Using the data object retrieval APIs

Data Lake is a scalable, elastic object store for capturing raw data in its original and native format. Data Lake provides interfaces for these tasks:

  • Retrieving a list of data objects stored in Data Lake
  • Retrieving a single data object by a data object ID
  • Marking an object as corrupt
  • Retrieving statistical information about a stored object

When you retrieve data from Data Lake with the Retrieval APIs, we recommend that you follow these best practices:

  • Use index timestamps, such as dl_document_indexed_date, for incremental retrieval patterns.
  • Apply a 5-second lag interval from the highest indexed timestamp that is referenced during a call. This is to ensure a comprehensive retrieval of data objects and limitation of incidents of data objects overlooking.
  • In an API call, sort data objects in an ascending order of an indexed timestamp to allow the last object's timestamp to be referenced.

Interface and consumption methods are exposed through the Data Lake API Service registered within the Data Fabric Suite in API Gateway. For more information on how to use API Gateway and how to interact with Swagger documentation for the API methods, see ION documentation.

By default, the content in Data Lake is stored, and streamed to clients, in a compressed state. For exceptionally large content retrievals, especially through the /dataobjects/byfilter API, this deflating content method ensures that performance of the gateway and requesting clients remains nominal.
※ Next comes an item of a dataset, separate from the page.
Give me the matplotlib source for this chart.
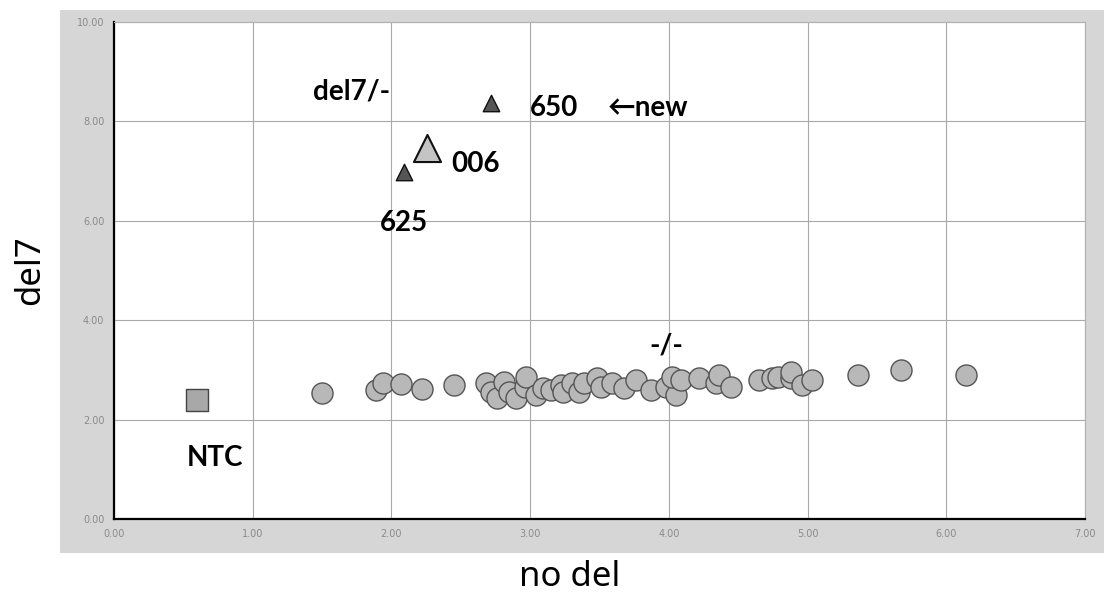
import matplotlib
matplotlib.use("Agg")
from matplotlib import pyplot as plt
from matplotlib.patches import Rectangle

# -/- samples (circles)
neg_x = [1.50, 1.89, 1.94, 2.07, 2.22, 2.45, 2.68, 2.72, 2.76, 2.81, 2.85, 2.90,
         2.96, 2.97, 3.04, 3.09, 3.15, 3.22, 3.24, 3.30, 3.35, 3.39, 3.48, 3.51,
         3.59, 3.68, 3.76, 3.87, 3.98, 4.05, 4.02, 4.09, 4.22, 4.34, 4.36, 4.45,
         4.65, 4.74, 4.79, 4.88, 4.88, 4.96, 5.03, 5.36, 5.67, 6.14]
neg_y = [2.54, 2.60, 2.74, 2.72, 2.62, 2.70, 2.74, 2.56, 2.43, 2.76, 2.56, 2.43,
         2.66, 2.86, 2.49, 2.64, 2.60, 2.70, 2.56, 2.74, 2.56, 2.74, 2.84, 2.66,
         2.74, 2.64, 2.80, 2.60, 2.66, 2.49, 2.86, 2.80, 2.84, 2.74, 2.90, 2.66,
         2.80, 2.84, 2.86, 2.84, 2.96, 2.70, 2.80, 2.90, 3.00, 2.90]

# del7/- samples (dark triangles)
del_x = [2.09, 2.72]
del_y = [6.98, 8.37]
del_names = ["625", "650"]

# control 006 (light triangle)
ctrl_x = [2.26]
ctrl_y = [7.46]

# no template control (square)
ntc_x = [0.60]
ntc_y = [2.39]

xticks = [0, 1, 2, 3, 4, 5, 6, 7]
yticks = [0, 2, 4, 6, 8, 10]

fig = plt.figure(figsize=(11.04, 5.96), dpi=100)
fig.add_artist(Rectangle((60/1104, 1-553/596), 1.0, 543/596,
                         transform=fig.transFigure, facecolor="#d6d6d6",
                         edgecolor="none", zorder=-5))
ax = fig.add_axes([114/1104, 1-519/596, 971/1104, 497/596])
ax.set_zorder(2)
ax.set_facecolor("white")

ax.scatter(neg_x, neg_y, s=230, c="#b8b8b8", edgecolors="#555555", linewidths=1.0, zorder=3)
ax.scatter(del_x, del_y, s=140, marker="^", c="#555555", edgecolors="#111111", linewidths=1.0, zorder=3)
ax.scatter(ctrl_x, ctrl_y, s=380, marker="^", c="#c4c4c4", edgecolors="#111111", linewidths=1.5, zorder=3)
ax.scatter(ntc_x, ntc_y, s=240, marker="s", c="#a8a8a8", edgecolors="#444444", linewidths=1.0, zorder=3)

fam = ["Lato", "DejaVu Sans"]
fs = 20
ax.text(1.71, 8.6, "del7/-", fontsize=fs, fontweight="bold", family=fam, ha="center", va="center")
ax.text(3.0, 8.27, "650", fontsize=fs, fontweight="bold", family=fam, ha="left", va="center")
ax.text(3.56, 8.27, "\u2190new", fontsize=fs, fontweight="bold", family=fam, ha="left", va="center")
ax.text(2.43, 7.15, "006", fontsize=fs, fontweight="bold", family=fam, ha="left", va="center")
ax.text(2.09, 5.95, "625", fontsize=fs, fontweight="bold", family=fam, ha="center", va="center")
ax.text(0.73, 1.22, "NTC", fontsize=fs, fontweight="bold", family=fam, ha="center", va="center")
ax.text(3.98, 3.49, "-/-", fontsize=fs, fontweight="bold", family=fam, ha="center", va="center")

ax.set_xlim(0, 7)
ax.set_ylim(0, 10)
ax.set_xticks(xticks)
ax.set_yticks(yticks)
ax.set_xticklabels(["%.2f" % v for v in xticks])
ax.set_yticklabels(["%.2f" % v for v in yticks])
ax.tick_params(length=0, labelsize=7, labelcolor="#8a8a8a", pad=7)
ax.grid(True, color="#a8a8a8", linewidth=0.8)
ax.set_axisbelow(True)
for side in ["top", "right"]:
    ax.spines[side].set_color("#b0b0b0")
for side in ["left", "bottom"]:
    ax.spines[side].set_color("black")
    ax.spines[side].set_linewidth(1.6)

lab_fam = ["Noto Sans", "DejaVu Sans"]
fig.text(30/1104, 1-270/596, "del7", rotation=90, fontsize=25, family=lab_fam, ha="center", va="center")
fig.text(570/1104, 1-577/596, "no del", fontsize=25, family=lab_fam, ha="center", va="center")

fig.savefig("out.png", dpi=100)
Authorized API applications and RESTful API clients that are used for API testing can advertise supported content encoding to the server. To stream and persist data in a compressed format, the requesting party can configure their request with this request header: Accept-Encoding: deflate. With the identity value in a request HTTP header, clients can stream their requested content with no encoding in place. This setting is typically configured with this request format: Accept-Encoding: identity. Not all clients support the identity value. See your API application or client’s documentation to determine whether these request HTTP header values are supported.

Note:  The Data Lake JDBC driver is available only for multi-tenant Cloud customers who use Infor Birst.